And when you add multiples to the equation, even if you think you can learn from your first (singleton) experience, the curve ball is thrown and you're almost starting again.
When Seren was born, we gave in to her every whim. We had what the health visitor called a "fussy baby", this meant changing from breast feeding to bottle (for both our sanities), soothing her to sleep, and generally doing everything we resolved not do "pre-baby".
I went back to work at six months, and I didn't mind Seren's sleeping routine was 10 till 10. We had a baby who slept through for twelve hours and I could spend lots of time with her when I finished work, Tony had some time to himself each morning.
When we found out we were pregant with twins this was the first thing to change. We managed to get Seren's bedtime to 8.30 by the time the boys came into the world.
With the boys it's been a whole different ball game. I don't like the word 'strict' but we have definitely adopted a routine, which we manage, on the whole, to stick to. And, life is so much better for it.
Within four weeks of the boys being born we used moses baskets for sleep in the day, downstairs, and they shared a cot at bedtime. At four weeks I started putting them in the cot at 7 every night. I tried not to take them downstairs till at least 9am so they got used to 'cot time'.

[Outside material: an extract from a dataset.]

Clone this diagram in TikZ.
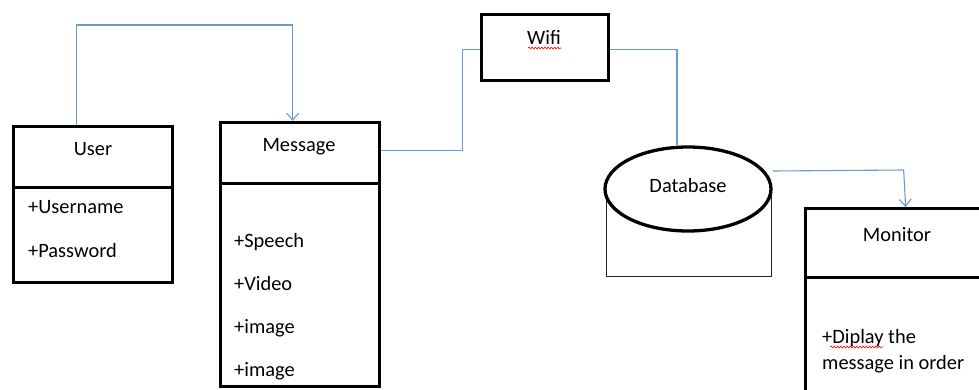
\documentclass[tikz,border=0pt]{standalone}
\usepackage{fontspec}
\setmainfont{Carlito}
\usetikzlibrary{arrows.meta,shapes.geometric,decorations.pathmorphing}
\definecolor{linkblue}{HTML}{6A9AD4}
\tikzset{
  box/.style={draw=black, line width=3.3pt, inner sep=0pt, anchor=north west},
  lbl/.style={inner sep=0pt, anchor=base, font=\fontsize{20.4}{24}\selectfont},
  attr/.style={inner sep=0pt, anchor=base west, font=\fontsize{20.4}{24}\selectfont},
  link/.style={draw=linkblue, line width=1.1pt},
  linkarrow/.style={link, -{Straight Barb[length=7pt,width=12pt,line width=1.1pt]}},
  typo/.style={draw=red, line width=0.6pt, decorate, decoration={snake, amplitude=0.9pt, segment length=3.2pt}}
}
\begin{document}
\begin{tikzpicture}[x=1pt, y=-1pt]
\useasboundingbox (0,0) rectangle (979,389);
\clip (0,0) rectangle (979,389);
\fill[white] (0,0) rectangle (979,389);

% User class
\node[box, minimum width=159pt, minimum height=61pt] (userhead) at (12,125) {};
\node[box, minimum width=159pt, minimum height=95pt] (userbody) at (12,186) {};
\node[lbl] (usertitle) at (93,155) {User};
\node[attr] (uname) at (28,213) {+Username};
\node[attr] (upass) at (28,257) {+Password};

% Message class
\node[box, minimum width=159pt, minimum height=61pt] (msghead) at (219,121) {};
\node[box, minimum width=159pt, minimum height=203pt] (msgbody) at (219,182) {};
\node[lbl] (msgtitle) at (299,151) {Message};
\node[attr] (mspeech) at (234,247) {+Speech};
\node[attr] (mvideo) at (234,290) {+Video};
\node[attr] (mimga) at (234,333) {+image};
\node[attr] (mimgb) at (234,376) {+image};

% Wifi
\node[box, minimum width=127pt, minimum height=66pt] (wifi) at (480,13) {};
\node[lbl] (wifititle) at (544,44) {Wifi};
\draw[typo] (528,48) -- (561,48);

% Database
\draw[line width=1pt, draw=black!85] (606,190) rectangle (771,276);
\node[draw=black, line width=3.3pt, fill=white, ellipse, inner sep=0pt,
      minimum width=166pt, minimum height=84pt] (db) at (688,189) {};
\node[lbl] (dbtitle) at (688,192) {Database};

% Monitor class
\node[box, minimum width=190pt, minimum height=69pt] (monhead) at (804,207) {};
\node[box, minimum width=190pt, minimum height=130pt] (monbody) at (804,276) {};
\node[lbl] (montitle) at (897,241) {Monitor};
\node[attr] (monl1) at (822,343) {+Diplay the};
\node[attr] (monl2) at (822,369) {message in order};
\draw[typo] (830,347) -- (883,347);

% Connectors
\draw[linkarrow] ([xshift=-16.5pt]userhead.north) -- ++(0,-100) -| ([xshift=-7.5pt]msghead.north);
\draw[link] ([yshift=2.5pt]msghead.east) -- ++(81,0) |- ([yshift=-2pt]wifi.west);
\draw[link] ([yshift=-2pt]wifi.east) -| ([xshift=-11pt]db.north);
\draw[linkarrow] ([yshift=18pt]db.east) -- ++(131,-1) -- ([xshift=5pt]monhead.north);
\end{tikzpicture}
\end{document}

With bottle feeds we tried to be meticulous in feeding them at appropriate intervals and making sure they managed all their feed. This was slightly more difficult with Tom however, by 12 weeks we had it cracked and they began sleeping through for 12 hours at night.
My mum was shocked by this, disbelief I think that we were actually managing it, and how well the boys responded to it.
I read something in the first few weeks about babies needing an amount of milk over a 24 hour period, and if a baby could cope with this in daytime hours they were more likely to sleep through. We were also given guidance from the doctor about how much a baby should drink per lb of wieght.
This worked for us. It meant feeding the babies every three hours in the day but it meant a night's sleep- a compromise I was happy to make. As soon as I could I started to 'tandem feed' the boys. As they had bad wind this wasn't as soon as other twin mums had managed but if they didn't take all their feed they needed feeds more often and so patience had to prevail.
As I couldn't tandem feed at night I would also have to decide who was crying loudest and use a swing upstairs to soothe the other.
It is of course, even now, a distant memory. In more surreal moments I joke with the other half about baby number 4. He jokes about triplets!
As they've moved onto solids it's been more of a juggling act, finding the right routine so they're eating three meals but not filled up on milk. They're on four milk feeds a day and our challenge is trying to get them to drink all of their last bottle so they'll sleep through, but that they've had a meal at 'tea time' as well.
I'm sure we'll get to a routine with this as well. The boys, at ten months, still aren't supporting themselves that well, we still rely predominately on bouncers, with bumbos when possible. Hopefully as we move to high chairs, we'll move to a routine which works for the family.
Whether routines are right or wrong, we have two happy babies and that's what matters most to us!